Copy all lines holding the word "with" from the entries.
━━━ RECORDS
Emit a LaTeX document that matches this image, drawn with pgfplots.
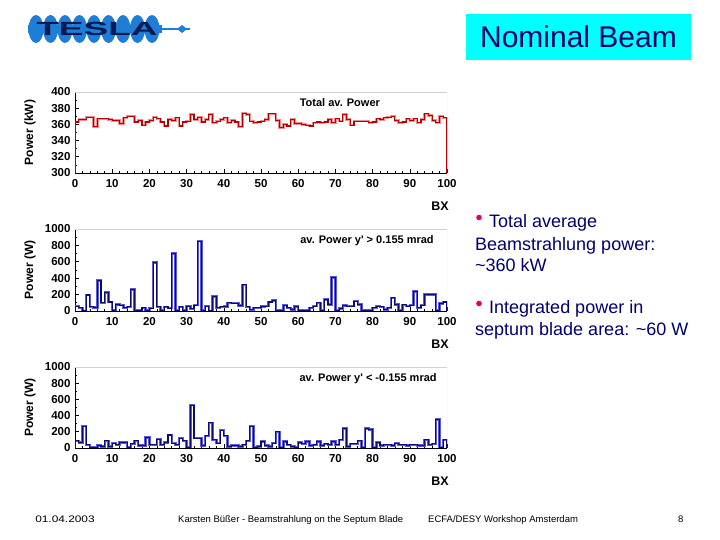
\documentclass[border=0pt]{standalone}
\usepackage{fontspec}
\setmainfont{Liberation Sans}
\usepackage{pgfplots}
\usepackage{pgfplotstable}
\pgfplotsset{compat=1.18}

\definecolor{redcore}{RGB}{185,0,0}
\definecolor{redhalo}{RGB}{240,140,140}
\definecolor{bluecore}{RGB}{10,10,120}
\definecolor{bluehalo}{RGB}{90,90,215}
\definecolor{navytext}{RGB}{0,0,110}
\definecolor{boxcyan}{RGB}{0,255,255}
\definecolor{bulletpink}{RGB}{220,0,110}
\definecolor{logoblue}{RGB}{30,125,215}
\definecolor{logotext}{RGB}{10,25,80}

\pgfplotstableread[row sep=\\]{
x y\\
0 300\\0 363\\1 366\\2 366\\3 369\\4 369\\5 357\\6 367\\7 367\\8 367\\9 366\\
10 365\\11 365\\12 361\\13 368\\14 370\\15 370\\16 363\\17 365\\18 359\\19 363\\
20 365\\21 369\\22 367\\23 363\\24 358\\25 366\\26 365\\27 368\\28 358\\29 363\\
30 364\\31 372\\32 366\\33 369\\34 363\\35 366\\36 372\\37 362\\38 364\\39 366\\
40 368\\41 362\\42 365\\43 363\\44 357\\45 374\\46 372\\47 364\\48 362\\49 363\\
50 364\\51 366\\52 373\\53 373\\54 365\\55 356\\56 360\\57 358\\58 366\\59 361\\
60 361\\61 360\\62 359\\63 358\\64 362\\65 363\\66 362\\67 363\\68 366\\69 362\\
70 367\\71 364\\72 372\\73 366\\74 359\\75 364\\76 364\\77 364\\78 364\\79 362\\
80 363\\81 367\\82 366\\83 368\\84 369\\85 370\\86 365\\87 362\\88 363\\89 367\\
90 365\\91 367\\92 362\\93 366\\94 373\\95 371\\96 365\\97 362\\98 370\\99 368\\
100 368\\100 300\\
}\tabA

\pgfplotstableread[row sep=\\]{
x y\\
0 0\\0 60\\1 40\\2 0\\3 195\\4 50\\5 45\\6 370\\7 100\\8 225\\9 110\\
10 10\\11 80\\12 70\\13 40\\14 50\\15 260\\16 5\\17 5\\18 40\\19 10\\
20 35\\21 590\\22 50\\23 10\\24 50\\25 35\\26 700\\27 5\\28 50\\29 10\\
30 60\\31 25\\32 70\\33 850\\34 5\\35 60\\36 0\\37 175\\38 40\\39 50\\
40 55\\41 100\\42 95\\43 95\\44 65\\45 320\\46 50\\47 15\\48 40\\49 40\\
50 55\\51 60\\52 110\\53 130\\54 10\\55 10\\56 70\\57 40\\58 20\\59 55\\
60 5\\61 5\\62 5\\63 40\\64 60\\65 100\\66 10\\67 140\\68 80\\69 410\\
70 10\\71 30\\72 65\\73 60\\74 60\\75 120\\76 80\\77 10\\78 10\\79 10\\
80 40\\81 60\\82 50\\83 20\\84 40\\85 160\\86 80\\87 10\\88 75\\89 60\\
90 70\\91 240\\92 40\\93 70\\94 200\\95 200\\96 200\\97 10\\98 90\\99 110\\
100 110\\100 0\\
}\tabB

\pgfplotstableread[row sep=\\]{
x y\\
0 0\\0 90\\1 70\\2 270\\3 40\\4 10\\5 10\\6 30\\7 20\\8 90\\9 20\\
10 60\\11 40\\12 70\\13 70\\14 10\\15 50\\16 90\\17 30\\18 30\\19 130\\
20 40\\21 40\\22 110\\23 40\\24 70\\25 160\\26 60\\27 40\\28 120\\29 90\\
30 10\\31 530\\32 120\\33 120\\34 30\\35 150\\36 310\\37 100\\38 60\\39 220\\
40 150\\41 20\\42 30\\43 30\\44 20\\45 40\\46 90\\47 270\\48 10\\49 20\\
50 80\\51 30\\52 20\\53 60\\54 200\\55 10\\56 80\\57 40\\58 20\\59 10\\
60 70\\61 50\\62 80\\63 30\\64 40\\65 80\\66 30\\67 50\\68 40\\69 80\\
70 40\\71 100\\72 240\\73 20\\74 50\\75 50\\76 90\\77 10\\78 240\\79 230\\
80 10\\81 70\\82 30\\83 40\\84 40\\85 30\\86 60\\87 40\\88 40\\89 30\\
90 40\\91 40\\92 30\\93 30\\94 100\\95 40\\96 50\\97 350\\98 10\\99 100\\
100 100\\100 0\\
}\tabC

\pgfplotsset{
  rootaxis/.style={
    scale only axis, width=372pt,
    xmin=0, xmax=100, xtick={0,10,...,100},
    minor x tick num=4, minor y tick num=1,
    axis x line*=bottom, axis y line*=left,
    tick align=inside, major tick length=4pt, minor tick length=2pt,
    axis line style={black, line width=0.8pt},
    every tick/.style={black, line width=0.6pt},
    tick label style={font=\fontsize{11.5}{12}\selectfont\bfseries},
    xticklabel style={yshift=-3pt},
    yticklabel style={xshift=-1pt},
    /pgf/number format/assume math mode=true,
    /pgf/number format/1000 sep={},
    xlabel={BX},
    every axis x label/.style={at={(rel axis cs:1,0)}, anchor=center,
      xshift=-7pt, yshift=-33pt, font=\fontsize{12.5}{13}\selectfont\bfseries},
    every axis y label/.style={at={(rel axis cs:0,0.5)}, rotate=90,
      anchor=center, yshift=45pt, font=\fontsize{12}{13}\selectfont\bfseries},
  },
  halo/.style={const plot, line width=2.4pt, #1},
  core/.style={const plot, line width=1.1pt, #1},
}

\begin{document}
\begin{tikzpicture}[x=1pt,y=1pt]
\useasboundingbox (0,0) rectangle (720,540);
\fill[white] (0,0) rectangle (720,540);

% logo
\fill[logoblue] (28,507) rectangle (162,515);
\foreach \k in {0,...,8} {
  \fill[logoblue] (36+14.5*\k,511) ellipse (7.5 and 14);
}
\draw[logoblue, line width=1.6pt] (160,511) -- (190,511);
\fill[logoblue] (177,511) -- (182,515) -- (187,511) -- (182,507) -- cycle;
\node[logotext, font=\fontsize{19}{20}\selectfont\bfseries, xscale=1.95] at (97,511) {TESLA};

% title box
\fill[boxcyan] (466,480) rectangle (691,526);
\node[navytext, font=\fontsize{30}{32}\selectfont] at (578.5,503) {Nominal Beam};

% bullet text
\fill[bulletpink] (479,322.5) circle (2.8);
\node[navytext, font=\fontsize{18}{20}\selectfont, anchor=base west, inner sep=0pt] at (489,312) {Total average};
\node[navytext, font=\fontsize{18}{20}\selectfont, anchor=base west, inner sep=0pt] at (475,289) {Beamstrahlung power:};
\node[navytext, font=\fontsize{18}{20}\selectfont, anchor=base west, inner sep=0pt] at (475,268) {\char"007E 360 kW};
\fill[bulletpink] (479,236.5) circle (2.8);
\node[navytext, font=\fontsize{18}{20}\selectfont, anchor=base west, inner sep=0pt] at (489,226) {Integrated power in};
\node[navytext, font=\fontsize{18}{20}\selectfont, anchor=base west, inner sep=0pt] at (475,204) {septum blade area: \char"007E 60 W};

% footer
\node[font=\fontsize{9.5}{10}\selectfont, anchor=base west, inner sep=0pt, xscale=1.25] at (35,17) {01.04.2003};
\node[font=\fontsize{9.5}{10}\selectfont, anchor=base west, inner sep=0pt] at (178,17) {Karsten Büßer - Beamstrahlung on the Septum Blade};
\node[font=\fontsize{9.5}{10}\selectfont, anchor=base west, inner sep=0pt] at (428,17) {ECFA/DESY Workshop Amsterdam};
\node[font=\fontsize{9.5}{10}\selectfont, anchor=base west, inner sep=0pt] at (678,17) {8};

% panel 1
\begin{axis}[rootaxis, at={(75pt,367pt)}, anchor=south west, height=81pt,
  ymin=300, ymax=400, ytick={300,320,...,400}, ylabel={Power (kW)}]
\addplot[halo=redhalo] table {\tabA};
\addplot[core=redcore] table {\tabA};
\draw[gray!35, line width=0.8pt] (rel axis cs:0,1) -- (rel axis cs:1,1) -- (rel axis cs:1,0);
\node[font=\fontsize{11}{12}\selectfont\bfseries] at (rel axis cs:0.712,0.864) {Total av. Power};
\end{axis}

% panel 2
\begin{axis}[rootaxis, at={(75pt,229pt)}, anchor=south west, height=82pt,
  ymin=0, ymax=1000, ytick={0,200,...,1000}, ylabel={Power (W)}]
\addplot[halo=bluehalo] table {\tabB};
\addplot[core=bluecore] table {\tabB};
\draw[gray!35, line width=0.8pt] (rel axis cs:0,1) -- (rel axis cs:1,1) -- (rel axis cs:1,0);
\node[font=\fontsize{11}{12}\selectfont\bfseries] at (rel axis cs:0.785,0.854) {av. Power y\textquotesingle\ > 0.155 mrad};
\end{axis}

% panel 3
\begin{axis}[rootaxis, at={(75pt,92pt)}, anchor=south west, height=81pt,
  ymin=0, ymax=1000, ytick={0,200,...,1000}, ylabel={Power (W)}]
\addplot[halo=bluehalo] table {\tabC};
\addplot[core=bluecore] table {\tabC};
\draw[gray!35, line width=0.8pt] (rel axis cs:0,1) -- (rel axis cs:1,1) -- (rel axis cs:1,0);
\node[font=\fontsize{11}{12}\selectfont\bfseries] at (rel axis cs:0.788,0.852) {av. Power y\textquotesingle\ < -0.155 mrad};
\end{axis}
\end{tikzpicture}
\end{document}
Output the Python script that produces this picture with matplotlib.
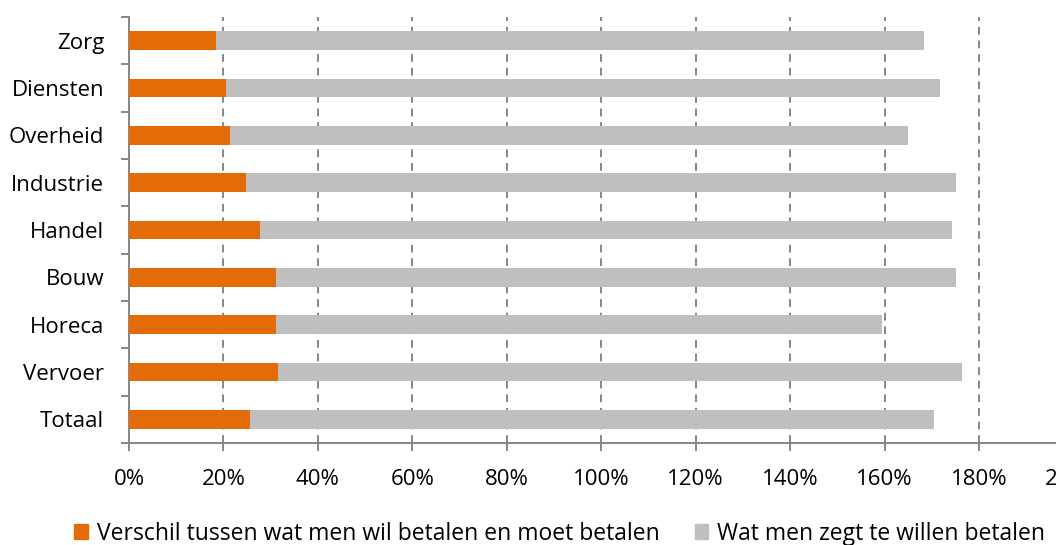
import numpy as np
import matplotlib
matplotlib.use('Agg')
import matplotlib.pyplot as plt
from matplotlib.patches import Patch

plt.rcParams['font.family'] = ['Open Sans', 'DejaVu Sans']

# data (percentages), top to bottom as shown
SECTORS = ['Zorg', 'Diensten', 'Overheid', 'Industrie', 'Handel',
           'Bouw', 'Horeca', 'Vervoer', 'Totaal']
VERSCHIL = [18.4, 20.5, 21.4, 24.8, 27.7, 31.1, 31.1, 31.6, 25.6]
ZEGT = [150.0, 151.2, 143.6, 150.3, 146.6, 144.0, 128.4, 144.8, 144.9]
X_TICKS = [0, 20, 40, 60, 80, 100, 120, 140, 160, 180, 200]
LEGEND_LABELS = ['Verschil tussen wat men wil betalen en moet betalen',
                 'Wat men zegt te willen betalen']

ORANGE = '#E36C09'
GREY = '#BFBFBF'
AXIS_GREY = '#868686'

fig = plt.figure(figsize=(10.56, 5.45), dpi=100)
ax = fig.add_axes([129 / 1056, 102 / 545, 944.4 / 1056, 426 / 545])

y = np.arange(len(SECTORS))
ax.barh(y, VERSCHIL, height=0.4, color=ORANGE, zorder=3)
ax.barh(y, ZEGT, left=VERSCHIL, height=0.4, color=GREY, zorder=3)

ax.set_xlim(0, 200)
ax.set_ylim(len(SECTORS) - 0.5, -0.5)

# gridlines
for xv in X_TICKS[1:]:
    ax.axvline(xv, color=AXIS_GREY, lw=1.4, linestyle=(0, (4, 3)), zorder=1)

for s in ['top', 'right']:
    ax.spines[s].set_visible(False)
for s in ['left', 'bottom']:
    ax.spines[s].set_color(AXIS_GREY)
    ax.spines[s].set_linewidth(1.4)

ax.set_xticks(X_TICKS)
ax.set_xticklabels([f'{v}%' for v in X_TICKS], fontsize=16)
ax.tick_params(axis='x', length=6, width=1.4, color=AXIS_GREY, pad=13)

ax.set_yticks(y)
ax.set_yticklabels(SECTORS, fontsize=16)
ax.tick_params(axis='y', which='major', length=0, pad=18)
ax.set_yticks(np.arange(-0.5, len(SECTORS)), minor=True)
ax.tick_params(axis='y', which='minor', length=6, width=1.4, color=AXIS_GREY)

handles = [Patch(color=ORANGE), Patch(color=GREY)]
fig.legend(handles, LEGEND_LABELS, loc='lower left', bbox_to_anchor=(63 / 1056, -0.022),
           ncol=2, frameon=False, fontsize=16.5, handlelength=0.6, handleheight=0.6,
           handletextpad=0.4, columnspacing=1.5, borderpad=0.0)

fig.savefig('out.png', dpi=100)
━━━━━━
SOLUTION TO THIS PROBLEM =
Emit a LaTeX document that matches this image, drawn with pgfplots.
Output the Python script that produces this picture with matplotlib.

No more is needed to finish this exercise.